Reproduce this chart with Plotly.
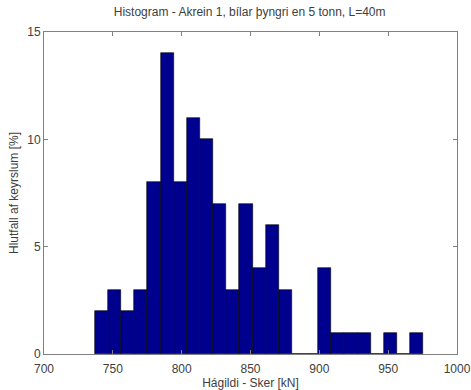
import plotly.graph_objects as go

# Histogram of peak shear for lane 1, vehicles heavier than 5 t, span L=40 m
bin_start = 737.0        # kN, left edge of the first bin
bin_width = 9.54         # kN
percent = [2, 3, 2, 3, 8, 14, 8, 11, 10, 7, 3, 7, 4, 6, 3,
           0, 0, 4, 1, 1, 1, 0, 1, 0, 1]

x_ticks = [700, 750, 800, 850, 900, 950, 1000]
y_ticks = [0, 5, 10, 15]

centers = [bin_start + (i + 0.5) * bin_width for i in range(len(percent))]

FONT = "Liberation Sans, Arial, sans-serif"
TEXT_COLOR = "#404040"

fig = go.Figure(go.Bar(
    x=centers,
    y=percent,
    width=bin_width,
    marker=dict(color="#00008F", line=dict(color="#000000", width=0.6)),
))

axis_common = dict(
    showgrid=False,
    zeroline=False,
    showline=True,
    linecolor="#808080",
    linewidth=1,
    mirror="ticks",
    ticks="inside",
    ticklen=4,
    tickcolor="#808080",
    automargin=False,
    tickfont=dict(family=FONT, size=12, color=TEXT_COLOR),
)

fig.update_layout(
    width=471,
    height=390,
    margin=dict(l=44, r=14, t=32, b=36),
    paper_bgcolor="white",
    plot_bgcolor="white",
    showlegend=False,
    bargap=0,
    title=dict(
        text="Histogram - Akrein 1, bílar þyngri en 5 tonn, L=40m",
        x=0.53, xanchor="center", y=0.97, yanchor="middle",
        font=dict(family=FONT, size=12, color=TEXT_COLOR),
    ),
    xaxis=dict(
        range=[700, 1000],
        tickvals=x_ticks,
        ticklabelstandoff=4,
        title=dict(text="Hágildi - Sker [kN]", standoff=0,
                   font=dict(family=FONT, size=12, color=TEXT_COLOR)),
        **axis_common,
    ),
    yaxis=dict(
        range=[0, 15],
        tickvals=y_ticks,
        title=dict(text="Hlutfall af keyrslum [%]", standoff=6,
                   font=dict(family=FONT, size=12, color=TEXT_COLOR)),
        **axis_common,
    ),
)

fig.write_html("out.html")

• • •

* _TASK REQUIREMENTS_
Extract the full listing above verbatim; pictures are to be left out of the copy.

* _THE COMPLETED TASK_
Reproduce this chart with Plotly.
import plotly.graph_objects as go

# Histogram of peak shear for lane 1, vehicles heavier than 5 t, span L=40 m
bin_start = 737.0        # kN, left edge of the first bin
bin_width = 9.54         # kN
percent = [2, 3, 2, 3, 8, 14, 8, 11, 10, 7, 3, 7, 4, 6, 3,
           0, 0, 4, 1, 1, 1, 0, 1, 0, 1]

x_ticks = [700, 750, 800, 850, 900, 950, 1000]
y_ticks = [0, 5, 10, 15]

centers = [bin_start + (i + 0.5) * bin_width for i in range(len(percent))]

FONT = "Liberation Sans, Arial, sans-serif"
TEXT_COLOR = "#404040"

fig = go.Figure(go.Bar(
    x=centers,
    y=percent,
    width=bin_width,
    marker=dict(color="#00008F", line=dict(color="#000000", width=0.6)),
))

axis_common = dict(
    showgrid=False,
    zeroline=False,
    showline=True,
    linecolor="#808080",
    linewidth=1,
    mirror="ticks",
    ticks="inside",
    ticklen=4,
    tickcolor="#808080",
    automargin=False,
    tickfont=dict(family=FONT, size=12, color=TEXT_COLOR),
)

fig.update_layout(
    width=471,
    height=390,
    margin=dict(l=44, r=14, t=32, b=36),
    paper_bgcolor="white",
    plot_bgcolor="white",
    showlegend=False,
    bargap=0,
    title=dict(
        text="Histogram - Akrein 1, bílar þyngri en 5 tonn, L=40m",
        x=0.53, xanchor="center", y=0.97, yanchor="middle",
        font=dict(family=FONT, size=12, color=TEXT_COLOR),
    ),
    xaxis=dict(
        range=[700, 1000],
        tickvals=x_ticks,
        ticklabelstandoff=4,
        title=dict(text="Hágildi - Sker [kN]", standoff=0,
                   font=dict(family=FONT, size=12, color=TEXT_COLOR)),
        **axis_common,
    ),
    yaxis=dict(
        range=[0, 15],
        tickvals=y_ticks,
        title=dict(text="Hlutfall af keyrslum [%]", standoff=6,
                   font=dict(family=FONT, size=12, color=TEXT_COLOR)),
        **axis_common,
    ),
)

fig.write_html("out.html")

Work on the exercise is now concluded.